XGBoost & GBLinear Benchmark#

Run two models head-to-head on the Liander 2024 STEF benchmark — an open dataset of Dutch energy grid measurements.

What this does:

Downloads the Liander 2024 dataset from HuggingFace (automatic)
Trains XGBoost and GBLinear on each target using day-by-day backtesting
Produces probabilistic forecasts (7 quantiles) for a 3-day horizon
Saves results locally for comparison (see Compare Results notebook)

No code changes needed — just run it. To benchmark your own model instead, see Implement a Custom Forecaster.

Runtime

Expect 30-60 min on a laptop (uses all CPU cores). Set OPENSTEF_N_PROCESSES=1 for easier debugging.

Setup#

Import BEAM components and configure logging.

import logging
import multiprocessing
from pathlib import Path

from openstef_beam.benchmarking.baselines.openstef4 import (
    create_openstef4_preset_backtest_forecaster,
)
from openstef_beam.benchmarking.benchmarks.liander2024 import Liander2024Category, create_liander2024_benchmark_runner
from openstef_beam.benchmarking.callbacks.strict_execution_callback import StrictExecutionCallback
from openstef_beam.benchmarking.storage.local_storage import LocalBenchmarkStorage
from openstef_core.types import LeadTime, Q
from openstef_models.integrations.mlflow.mlflow_storage import MLFlowStorage
from openstef_models.presets import (
    ForecastingWorkflowConfig,
)

logging.basicConfig(level=logging.INFO, format="[%(asctime)s][%(levelname)s] %(message)s")

Configuration#

Define output paths, forecast horizons, and quantiles. The benchmark runs each model in parallel across all targets in the dataset.

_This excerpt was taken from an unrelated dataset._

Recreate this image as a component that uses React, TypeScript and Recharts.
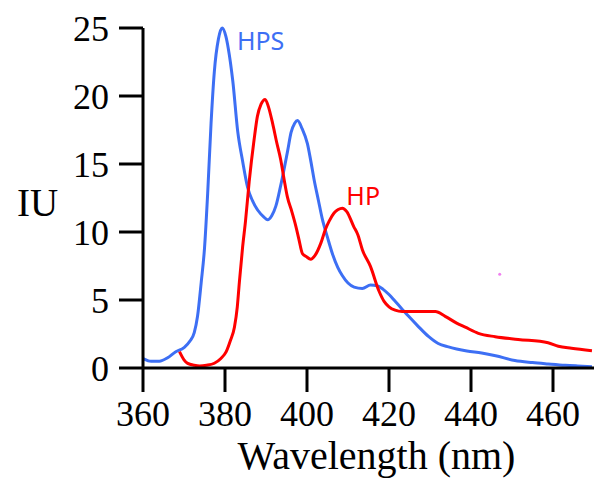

OUTPUT_PATH = Path("./benchmark_results")

BENCHMARK_RESULTS_PATH_XGBOOST = OUTPUT_PATH / "XGBoost"
BENCHMARK_RESULTS_PATH_GBLINEAR = OUTPUT_PATH / "GBLinear"
N_PROCESSES = int(os.environ.get("OPENSTEF_N_PROCESSES", str(multiprocessing.cpu_count())))

# Forecast 3 days ahead, producing 7 quantile bands
FORECAST_HORIZONS = [LeadTime.from_string("P3D")]
PREDICTION_QUANTILES = [
    Q(0.05),
    Q(0.1),
    Q(0.3),
    Q(0.5),
    Q(0.7),
    Q(0.9),
    Q(0.95),
]

# Set to a list of categories to run only a subset (e.g. [Liander2024Category.SOLAR])
BENCHMARK_FILTER: list[Liander2024Category] | None = None

Model configuration#

ForecastingWorkflowConfig defines how OpenSTEF trains and predicts. We create a shared base config and derive model-specific variants with model_copy().

Set OPENSTEF_MLFLOW_STORAGE=true to log experiment artifacts to MLflow.

USE_MLFLOW_STORAGE = os.environ.get("OPENSTEF_MLFLOW_STORAGE", "false").lower() == "true"

if USE_MLFLOW_STORAGE:
    storage = MLFlowStorage(
        tracking_uri=str(OUTPUT_PATH / "mlflow_artifacts"),
        local_artifacts_path=OUTPUT_PATH / "mlflow_tracking_artifacts",
    )
else:
    storage = None

common_config = ForecastingWorkflowConfig(
    model_id="common_model_",
    run_name=None,
    model="flatliner",
    horizons=FORECAST_HORIZONS,
    quantiles=PREDICTION_QUANTILES,
    model_reuse_enable=True,
    mlflow_storage=storage,
    radiation_column="shortwave_radiation",
    rolling_aggregate_features=["mean", "median", "max", "min"],
    wind_speed_column="wind_speed_80m",
    pressure_column="surface_pressure",
    temperature_column="temperature_2m",
    relative_humidity_column="relative_humidity_2m",
    energy_price_column="EPEX_NL",
)

xgboost_config = common_config.model_copy(update={"model": "xgboost"})
gblinear_config = common_config.model_copy(update={"model": "gblinear"})

Run the benchmark#

Each model gets its own output directory. StrictExecutionCallback raises on any target failure (remove it to skip failing targets silently).

if __name__ == "__main__":
    # --- XGBoost ---
    create_liander2024_benchmark_runner(
        storage=LocalBenchmarkStorage(base_path=BENCHMARK_RESULTS_PATH_XGBOOST),
        callbacks=[StrictExecutionCallback()],
    ).run(
        forecaster_factory=create_openstef4_preset_backtest_forecaster(
            workflow_config=xgboost_config,
            cache_dir=OUTPUT_PATH / "cache",
        ),
        run_name="xgboost",
        n_processes=N_PROCESSES,
        filter_args=BENCHMARK_FILTER,
    )

    # --- GBLinear ---
    create_liander2024_benchmark_runner(
        storage=LocalBenchmarkStorage(base_path=BENCHMARK_RESULTS_PATH_GBLINEAR),
        callbacks=[StrictExecutionCallback()],
    ).run(
        forecaster_factory=create_openstef4_preset_backtest_forecaster(
            workflow_config=gblinear_config,
            cache_dir=OUTPUT_PATH / "cache",
        ),
        run_name="gblinear",
        n_processes=N_PROCESSES,
        filter_args=BENCHMARK_FILTER,
    )